In just a month, Clinton will be expected to have not only solutions to these specific problems but also a full-blown foreign policy that begins to define the post-cold war role of the U.S. "He knows that he's going to do that, for better or worse, by what he does or doesn't do," says a Clinton adviser. The startlingly new way American forces are being used in Somalia -- for humanitarian purposes, with no national interest at stake -- has instantly opened the debate about where the new President, with his activist conception of government and criticism of Bush for holding back on Bosnia and Somalia, will be inclined to take the country. Rather than inoculating the U.S. against having to do something in Bosnia, the Somalia venture has only intensified the pressure to apply the same moral approach there.

From the beginning of the 1992 campaign, Clinton challenged certain aspects of George Bush's foreign policy but chose to concentrate on the economy. He has followed the same pattern during the transition, publicly approving Bush's decision to send U.S. troops to Somalia. Bush is still in office and Clinton without responsibility, so that seemed the proper path and the safest one politically. Nevertheless, the accretion of decisions in Somalia and the Balkans may already be serious enough to box in the new Administration from the day it takes office.

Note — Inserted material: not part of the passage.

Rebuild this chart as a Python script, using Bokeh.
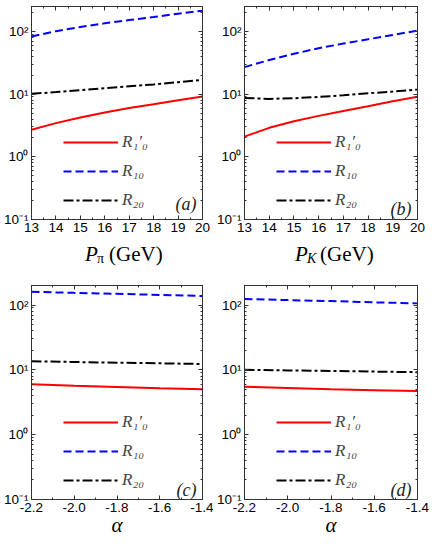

Clinton's foreign-policy advisers say they know they will inherit unsolved issues and hot spots. But, one says firmly, "we should not and cannot conduct foreign policy between now and Jan. 20. The world needs to have no ambiguity about who's President until then." Clinton and his team are regularly informed, but not consulted, by the White House on major decisions: a secure phone allows National Security Adviser Brent Scowcroft to keep in contact with Clinton aides Sandy Berger and Nancy Soderberg. There are no complaints on either side about the one-way dialogue. "There's no reason why he should be in on day-to-day decisions," says another Clinton adviser. "So long as he can understand what the implications are for his own Administration, he has what he needs."